— Directions —
Omit the pictures and print exactly the lines of the listing below, starting at the first and ending at the line containing "plt.rcParams['font.family'] = ['Liberation".

— Data shown —
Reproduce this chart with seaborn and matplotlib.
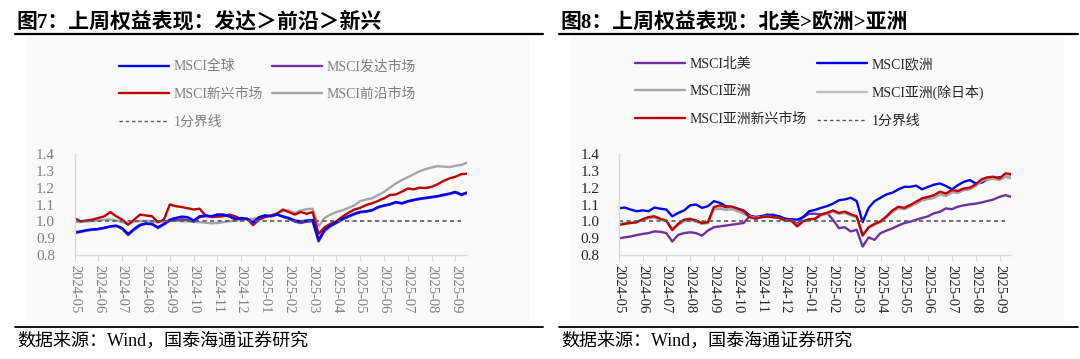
import numpy as np
import pandas as pd
import seaborn as sns
import matplotlib.pyplot as plt
from matplotlib.lines import Line2D
from matplotlib.patches import Rectangle

sns.set_style('white')
plt.rcParams['font.family'] = ['Liberation Serif', 'Noto Sans CJK SC']

# time axis in months since the first tick (0.25 month steps)
months = np.arange(67) * 0.25
month_labels = ['2024-05', '2024-06', '2024-07', '2024-08', '2024-09', '2024-10',
                '2024-11', '2024-12', '2025-01', '2025-02', '2025-03', '2025-04',
                '2025-05', '2025-06', '2025-07', '2025-08', '2025-09']

# ---- figure 7 data ----
msci_world = [0.935, 0.940, 0.948, 0.952, 0.955, 0.962, 0.970, 0.975,
              0.960, 0.925, 0.955, 0.980, 0.988, 0.985, 0.965, 0.985,
              1.010, 1.020, 1.028, 1.025, 1.005, 1.030, 1.035, 1.030,
              1.040, 1.040, 1.030, 1.015, 1.020, 1.015, 0.995, 1.025,
              1.035, 1.030, 1.040, 1.030, 1.020, 1.005, 1.000, 1.005,
              1.008, 0.890, 0.950, 0.975, 0.995, 1.015, 1.030, 1.045,
              1.057, 1.060, 1.067, 1.085, 1.095, 1.102, 1.115, 1.108,
              1.120, 1.128, 1.135, 1.140, 1.145, 1.150, 1.158, 1.165,
              1.175, 1.160, 1.172]
msci_developed = [0.930, 0.937, 0.945, 0.950, 0.953, 0.960, 0.968, 0.972,
                  0.955, 0.918, 0.950, 0.975, 0.985, 0.982, 0.960, 0.980,
                  1.003, 1.008, 1.012, 1.010, 0.998, 1.025, 1.030, 1.028,
                  1.040, 1.038, 1.028, 1.012, 1.018, 1.012, 0.990, 1.022,
                  1.035, 1.030, 1.040, 1.028, 1.015, 0.998, 0.990, 0.998,
                  1.000, 0.880, 0.942, 0.970, 0.990, 1.010, 1.027, 1.042,
                  1.053, 1.057, 1.064, 1.082, 1.092, 1.100, 1.112, 1.105,
                  1.117, 1.125, 1.132, 1.137, 1.142, 1.147, 1.155, 1.162,
                  1.172, 1.155, 1.168]
msci_emerging = [1.018, 1.000, 1.005, 1.010, 1.020, 1.030, 1.055, 1.030,
                 1.010, 0.980, 1.010, 1.040, 1.035, 1.030, 0.995, 1.010,
                 1.100, 1.090, 1.085, 1.078, 1.070, 1.075, 1.035, 1.025,
                 1.028, 1.030, 1.040, 1.030, 1.012, 1.015, 0.978, 1.010,
                 1.025, 1.035, 1.045, 1.070, 1.055, 1.040, 1.055, 1.045,
                 1.055, 0.925, 0.965, 0.985, 1.000, 1.028, 1.050, 1.070,
                 1.080, 1.097, 1.107, 1.121, 1.137, 1.156, 1.160, 1.176,
                 1.195, 1.190, 1.200, 1.198, 1.205, 1.220, 1.240, 1.255,
                 1.265, 1.280, 1.283]
msci_frontier = [0.994, 0.996, 1.000, 1.002, 1.005, 1.010, 1.012, 1.005,
                 0.995, 0.985, 0.998, 1.002, 1.002, 0.998, 0.995, 1.000,
                 1.005, 1.005, 1.000, 1.000, 0.998, 0.995, 0.992, 0.988,
                 0.990, 0.995, 1.000, 1.005, 1.008, 1.012, 1.015, 1.022,
                 1.028, 1.035, 1.048, 1.060, 1.065, 1.050, 1.065, 1.072,
                 1.075, 0.970, 1.020, 1.040, 1.055, 1.065, 1.080, 1.095,
                 1.120, 1.130, 1.137, 1.155, 1.175, 1.200, 1.225, 1.245,
                 1.262, 1.280, 1.298, 1.310, 1.320, 1.328, 1.325, 1.322,
                 1.330, 1.335, 1.350]

# ---- figure 8 data ----
msci_na = [0.899, 0.905, 0.910, 0.918, 0.925, 0.930, 0.940, 0.938,
           0.930, 0.880, 0.920, 0.930, 0.935, 0.930, 0.915, 0.945,
           0.965, 0.970, 0.975, 0.980, 0.985, 0.990, 1.030, 1.025,
           1.030, 1.035, 1.040, 1.025, 1.015, 1.010, 0.985, 1.025,
           1.045, 1.045, 1.040, 1.050, 1.010, 0.960, 0.965, 0.940,
           0.950, 0.850, 0.905, 0.890, 0.930, 0.945, 0.958, 0.975,
           0.990, 0.998, 1.010, 1.020, 1.030, 1.048, 1.057, 1.077,
           1.072, 1.087, 1.095, 1.101, 1.105, 1.112, 1.121, 1.130,
           1.145, 1.156, 1.145]
msci_europe = [1.077, 1.082, 1.070, 1.060, 1.065, 1.060, 1.082, 1.075,
               1.070, 1.030, 1.050, 1.065, 1.095, 1.100, 1.080, 1.090,
               1.120, 1.110, 1.090, 1.085, 1.075, 1.065, 1.035, 1.025,
               1.030, 1.040, 1.035, 1.030, 1.015, 1.012, 1.010, 1.025,
               1.060, 1.068, 1.080, 1.090, 1.105, 1.125, 1.130, 1.140,
               1.120, 0.995, 1.080, 1.120, 1.140, 1.160, 1.170, 1.190,
               1.205, 1.205, 1.212, 1.190, 1.205, 1.218, 1.225, 1.210,
               1.190, 1.215, 1.235, 1.245, 1.225, 1.230, 1.250, 1.255,
               1.262, 1.265, 1.270]
msci_asia = [0.985, 0.990, 0.992, 0.995, 1.008, 1.018, 1.022, 1.010,
             1.000, 0.955, 0.980, 1.000, 1.008, 0.998, 0.985, 0.990,
             1.070, 1.075, 1.068, 1.072, 1.060, 1.045, 1.030, 1.020,
             1.025, 1.028, 1.025, 1.018, 1.005, 1.003, 0.975, 1.000,
             1.012, 1.015, 1.035, 1.045, 1.058, 1.045, 1.050, 1.035,
             1.025, 0.920, 0.960, 0.980, 0.995, 1.022, 1.055, 1.078,
             1.072, 1.088, 1.105, 1.125, 1.132, 1.140, 1.160, 1.150,
             1.172, 1.168, 1.185, 1.190, 1.210, 1.240, 1.250, 1.252,
             1.245, 1.265, 1.255]
msci_asia_ex_jp = [0.982, 0.988, 0.990, 0.993, 1.010, 1.020, 1.026, 1.012,
                   1.002, 0.950, 0.982, 1.005, 1.010, 1.000, 0.987, 0.992,
                   1.078, 1.085, 1.075, 1.080, 1.068, 1.050, 1.028, 1.018,
                   1.024, 1.027, 1.024, 1.018, 1.004, 1.004, 0.972, 1.000,
                   1.012, 1.014, 1.038, 1.048, 1.060, 1.046, 1.052, 1.038,
                   1.027, 0.918, 0.962, 0.982, 0.997, 1.025, 1.058, 1.080,
                   1.075, 1.090, 1.110, 1.130, 1.138, 1.147, 1.167, 1.157,
                   1.178, 1.172, 1.188, 1.193, 1.213, 1.243, 1.255, 1.258,
                   1.248, 1.272, 1.265]
msci_asia_em = [0.978, 0.985, 0.990, 0.995, 1.012, 1.025, 1.030, 1.015,
                1.005, 0.948, 0.985, 1.010, 1.015, 1.005, 0.990, 0.995,
                1.085, 1.095, 1.085, 1.088, 1.075, 1.060, 1.025, 1.015,
                1.025, 1.028, 1.025, 1.020, 1.005, 1.005, 0.970, 1.000,
                1.012, 1.015, 1.040, 1.050, 1.065, 1.050, 1.058, 1.042,
                1.030, 0.915, 0.965, 0.985, 1.000, 1.030, 1.065, 1.087,
                1.080, 1.097, 1.117, 1.137, 1.145, 1.156, 1.176, 1.165,
                1.186, 1.180, 1.195, 1.200, 1.220, 1.250, 1.262, 1.265,
                1.255, 1.285, 1.280]

divider = 1.0

W, H = 1080, 359
fig = plt.figure(figsize=(W / 100, H / 100), dpi=100)


def fx(px):
    return px / W


def fy(py):
    return 1 - py / H


def draw_panel(x0, x1, ax_left, title, series, order, legend_order, text_color,
               legend_xy, colspace):
    # faint background panel
    fig.patches.append(Rectangle((fx(x0 + 11), fy(322)), fx(x1 - x0 - 25), fy(37) - fy(322),
                                 transform=fig.transFigure, facecolor='#fafafa',
                                 edgecolor='none', zorder=-5))
    fig.text(fx(x0 + 2), fy(22), title, fontsize=15, fontweight='bold',
             va='center', ha='left', color='black')
    fig.add_artist(Line2D([fx(x0), fx(x1)], [fy(34), fy(34)], color='black', lw=1.6))
    fig.add_artist(Line2D([fx(x0), fx(x1)], [fy(327), fy(327)], color='black', lw=1.3))
    fig.text(fx(x0 + 2), fy(341), '数据来源：Wind，国泰海通证券研究', fontsize=13,
             va='center', ha='left', color='black')

    ax = fig.add_axes([fx(ax_left), fy(255), fx(16.5 * 23.8), fy(154) - fy(255)])
    ax.set_zorder(2)
    ax.patch.set_alpha(0)
    df = pd.DataFrame({'m': months})
    for name, vals, color in series:
        df[name] = vals
    long = df.melt(id_vars='m', var_name='series', value_name='v')
    palette = {name: color for name, vals, color in series}
    handles = {}
    for name in order:
        sns.lineplot(data=long[long['series'] == name], x='m', y='v', color=palette[name],
                     lw=1.7, ax=ax, legend=False)
        handles[name] = Line2D([], [], color=palette[name], lw=1.7)
    sns.lineplot(x=months[:-1], y=np.full(len(months) - 1, divider), color='#595959',
                 lw=1.2, linestyle=(0, (2.5, 2)), ax=ax)
    handles['1分界线'] = Line2D([], [], color='#595959', lw=1.0, linestyle=(0, (2.5, 2)))

    ax.set_xlim(0, 16.5)
    ax.set_ylim(0.8, 1.4)
    ax.set_yticks([0.8, 0.9, 1.0, 1.1, 1.2, 1.3, 1.4])
    ax.set_yticklabels(['0.8', '0.9', '1.0', '1.1', '1.2', '1.3', '1.4'])
    ax.set_xticks(np.arange(len(month_labels)))
    ax.set_xticklabels(month_labels, rotation=-90)
    ax.set_xlabel('')
    ax.set_ylabel('')
    for s in ['top', 'right']:
        ax.spines[s].set_visible(False)
    for s in ['left', 'bottom']:
        ax.spines[s].set_color('#d9d9d9')
        ax.spines[s].set_linewidth(1.0)
    ax.tick_params(axis='x', length=4, color='#d9d9d9', labelsize=10.5,
                   labelcolor=text_color, pad=3, bottom=True)
    ax.tick_params(axis='y', length=0, labelsize=11, labelcolor=text_color, pad=14)

    leg = ax.legend([handles[n] for n in legend_order], legend_order, ncol=2,
                    loc='upper left', bbox_to_anchor=(fx(legend_xy[0]), fy(legend_xy[1])),
                    bbox_transform=fig.transFigure, frameon=False, fontsize=10,
                    handlelength=3.6, handletextpad=0.35, columnspacing=colspace,
                    labelspacing=1.03, borderaxespad=0, borderpad=0)
    for t in leg.get_texts():
        t.set_color(text_color)
    return ax


left_series = [('MSCI全球', msci_world, '#0000ff'),
               ('MSCI发达市场', msci_developed, '#7030a0'),
               ('MSCI新兴市场', msci_emerging, '#c00000'),
               ('MSCI前沿市场', msci_frontier, '#a5a5a5')]
draw_panel(15, 543, 74.6, '图7：上周权益表现：发达＞前沿＞新兴', left_series,
           ['MSCI前沿市场', 'MSCI新兴市场', 'MSCI发达市场', 'MSCI全球'],
           ['MSCI全球', 'MSCI新兴市场', '1分界线', 'MSCI发达市场', 'MSCI前沿市场'],
           '#7f7f7f', (119, 60), 0.6)

right_series = [('MSCI北美', msci_na, '#7030a0'),
                ('MSCI欧洲', msci_europe, '#0000ff'),
                ('MSCI亚洲', msci_asia, '#a5a5a5'),
                ('MSCI亚洲(除日本)', msci_asia_ex_jp, '#bfbfbf'),
                ('MSCI亚洲新兴市场', msci_asia_em, '#c00000')]
draw_panel(559, 1078, 618.7, '图8：上周权益表现：北美>欧洲>亚洲', right_series,
           ['MSCI北美', 'MSCI欧洲', 'MSCI亚洲(除日本)', 'MSCI亚洲', 'MSCI亚洲新兴市场'],
           ['MSCI北美', 'MSCI亚洲', 'MSCI亚洲新兴市场', 'MSCI欧洲', 'MSCI亚洲(除日本)', '1分界线'],
           '#262626', (635, 58), 0.7)

fig.savefig('out.png', dpi=100)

— Result for this task —
Reproduce this chart with seaborn and matplotlib.
import numpy as np
import pandas as pd
import seaborn as sns
import matplotlib.pyplot as plt
from matplotlib.lines import Line2D
from matplotlib.patches import Rectangle

sns.set_style('white')
plt.rcParams['font.family'] = ['Liberation Serif', 'Noto Sans CJK SC']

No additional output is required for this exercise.